Integrated Hardware & Software Capabilities
Connected systems are the foundation of modern technology. Smart, networked devices power the Internet of Things (IoT) and are embedded across homes, vehicles, offices, and industrial environments.
In the Connected Devices track, students integrate hardware, software, and applied AI to design and deploy user-centered products that solve real-world problems.
IoT devices and AI applications are continuing to grow rapidly
IoT and AI markets continue to expand rapidly, particularly in industrial and edge applications. Machine learning models are increasingly embedded directly into devices and cloud-connected systems, enabling intelligent data processing, automation, and real-time decision-making.

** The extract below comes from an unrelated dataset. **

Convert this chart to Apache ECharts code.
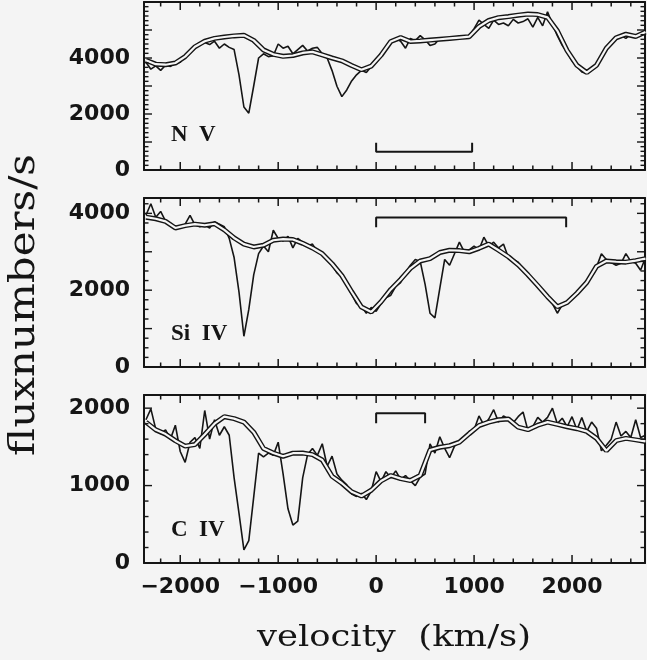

Skills You’ll Graduate With
MSTI Connected Devices students learn a wide range of hardware and software skills to build and deploy solutions using a wide range of technologies, including:
- Custom-built smart devices/IoT enabled devices
- Augmented/Virtual Reality (AR/VR)
- Software solutions using AI/Machine Learning
- Drones and Remotely Piloted Vehicles
Some key skills in the Connected Devices track include:
- Prototyping and Physical Fabrication
- Developing/training and deploying Machine Learning and AI models
- Using sensors and electronic circuits, including PCB fabrication
- Collecting and processing data from hardware devices
- Power management
- Software integration, UX/UI design
- Ethical and reponsible technology
Connected Devices Computing Requirements
This track does not require any special computer requirements beyond those required by the University of Washington College of Engineering.
Most software used in the program is free or provided as part of the program, and includes software for 3D design (Fusion 360) as well as software for PCB layout, UX/UI design (Figma), and Hardware Programming (Arduino IDE).
Important
Additional hardware needed for projects is provided or may also be purchased with project funding. GIX maintains a number of different hardware and software platforms for development.
Minimum requirements as defined by the University of Washington College of Engineering (2025)
- Intel Core i5 (10th Gen or newer) AMD Ryzen 5 (4000 series or newer) or Apple M1
- 8GB RAM
- 256 GB Solid State Drive (SSD)
- Integrated Graphics card (Intel Iris Xe, AMD Radeon Vega, or Apple M1/M2)
- Windows 11 23H2 or greater, MacOS 13 (Ventura) or newer
Important
Some software used in the course does not support Snapdragon CPUs at the time of this writing.
As per UW College of Engineering guidelines (2025):
- Intel Core i7 (12th Gen or newer), AMY Ryzen 7(5000 series or newer, or Apple M2/M3
- 16GB of RAM
- 512GB or larger Solid State Drive (SSD)
- Dedicated GPU (e.g. Nvidia RTX or AMD Radeon RX)
- Windows 11 23H2 or greater, MacOS version 13 (Ventura) or newer
Important
Some software used in the course does not support Snapdragon CPUs at the time of this writing.
Connected Devices Journey
Core Knowledge
Learn and practice fundamentals of physical fabrication, the prototyping process, user-centered design principles, and basic electronics hardware systems. Incorporate market research and business practices commonly employed in the technology industry.
Hardware/Software Lab
Design, build, and test a small-scale integrated hardware/software product, moving from prototype electronics to fabrication of customized Printed Circuit Boards (PCBs). Conduct user research and testing, as well as business analysis of product markets.
Hardware/Software Project
As a student team, develop a protoype technology product, and practice the entire development cycle in a controlled lab setting. Move a product from a user-driven design stage to technology implementation to basic user and functionality testing. Some lab projects may also be sponsored by industry or community sponsors, and many are also entered in innovation competitions.
Connected Devices Capstones
Work with an industry sponsor to develop a real-world prototype technology solution. Industry sponsors bring problem spaces and target technologies, and students explore possible technology product solutions. Sponsors then work actively with MSTI teams to conduct user and problem space research, build a prototype solution in the labs, and then field/user test in the real world.